VISEGRAD, Bosnia-Herzegovina, Aug 5 (News Agencies) - Several hundred Bosnian Muslims gathered at the main cemetery of this Serb-held town amid tight security Sunday for the funeral of 152 Muslims massacred here during Bosnia's 1992-1995 war.

Bosnia's chief imam Mustafa Ceric led a half hour prayer for the victims - of which only 16 have been identified - a Muslim parliamentarian in the Bosnian Serb parliament told local radio.

Muslims, who made up to 63 percent of Visegrad's population before the war, were either forced to leave or were killed by Serb forces who seized the town, 90 kilometers (55 miles) east of Sarajevo, at the beginning of the war.

Heavy security was put in place for the ceremony with an increased presence of U.N. police monitors, as well as NATO-led Stabilization Force (SFOR) helicopters patrolling the area from above.
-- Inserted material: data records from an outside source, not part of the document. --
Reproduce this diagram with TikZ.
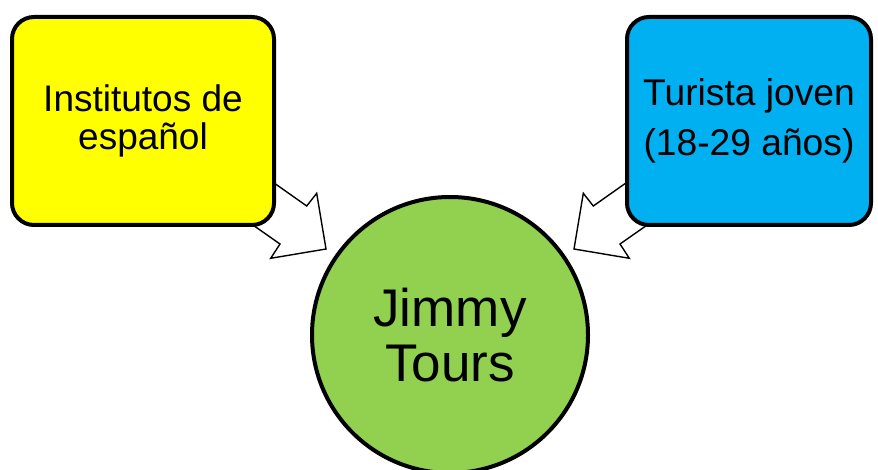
\documentclass[tikz,border=0pt]{standalone}
\usepackage{fontspec}
\setmainfont{Liberation Sans}
\definecolor{boxyellow}{HTML}{FFFF00}
\definecolor{boxblue}{HTML}{00B0F0}
\definecolor{boxgreen}{HTML}{92D050}
\begin{document}
\begin{tikzpicture}[x=1pt,y=-1pt,
  sidebox/.style={draw=black,line width=4pt,rounded corners=22pt,align=center,inner sep=0pt},
  hubcircle/.style={circle,draw=black,line width=4pt,fill=boxgreen,minimum size=276pt,align=center,inner sep=0pt},
  blockarrow/.style={draw=black,fill=white,line width=1.4pt,line join=miter}]
\clip (0,0) rectangle (878,470);
\fill[white] (0,0) rectangle (878,470);
% block arrows (drawn first, boxes cover their tails)
\coordinate (lt1) at (250,166);
\coordinate (lt2) at (230,209);
\coordinate (rt1) at (650,166);
\coordinate (rt2) at (670,209);
\draw[blockarrow] (lt1) -- (306.7,206) -- (316.7,193.3) -- (326,249) -- (270.7,258.3) -- (280,244) -- (lt2) -- cycle;
\draw[blockarrow] (rt1) -- (593.3,206) -- (583.3,193.3) -- (574,249) -- (629.3,258.3) -- (620,244) -- (rt2) -- cycle;
\node[sidebox,fill=boxyellow,minimum width=262pt,minimum height=208pt,
  font=\fontsize{37}{38}\selectfont] (inst) at (143,121) {Institutos de\\español};
\node[sidebox,fill=boxblue,minimum width=244pt,minimum height=208pt,
  font=\fontsize{37.2}{50}\selectfont] (tur) at (749,121) {Turista joven\\(18-29 años)};
\node[hubcircle,font=\fontsize{53}{55}\selectfont] (jt) at (450,335) {Jimmy\\Tours};
\end{tikzpicture}
\end{document}
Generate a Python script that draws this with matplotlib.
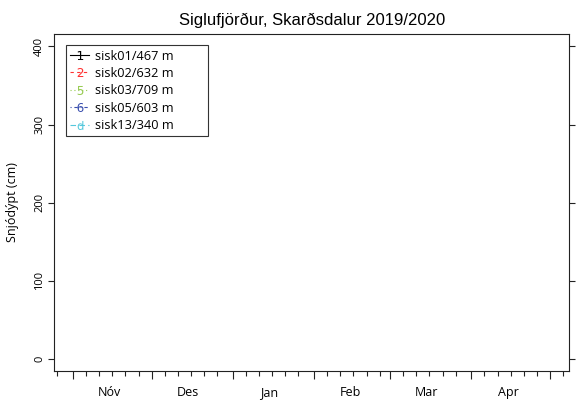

Bosnian Serb police lined the road from Sarajevo, where a convoy of 18 buses carrying Muslims crossed Bosnian Serb territory on its way to the funeral at Visegrad.

Bosnian Serb police sources, who insisted on anonymity, said that some 1,000 police had been deployed to prevent the outbreak of inter-ethnic violence.

On May 7, violence broke out in the western town of Banja Luka as several thousand Bosnian Serbs militants protested the corner stone laying ceremony for the town's central mosque, which was destroyed during the war. 

One Muslim died from injuries inflicted by stone-throwing Serb protesters.

A second attempt to lay the corner stone went ahead on June 18, though clashes again broke out, injuring 13 police and three rioters, and more than 60 rioters were detained by police.

Bosnian Serb Mitar Vasiljevic has been indicted by the International Criminal Tribunal for former Yugoslavia (ICTY) for atrocities committed against ethnic Muslims in Visegrad and is currently awaiting trial in The Hague.

Two other Serbs, Milan Lukic and Sredoje Lukic, have also been indicted for war crimes but they remain at large.

The Dayton peace accords that ended Bosnia's war left the country divided into two entities -- Serbs' Republika Srpska and the Muslim-Croat federation.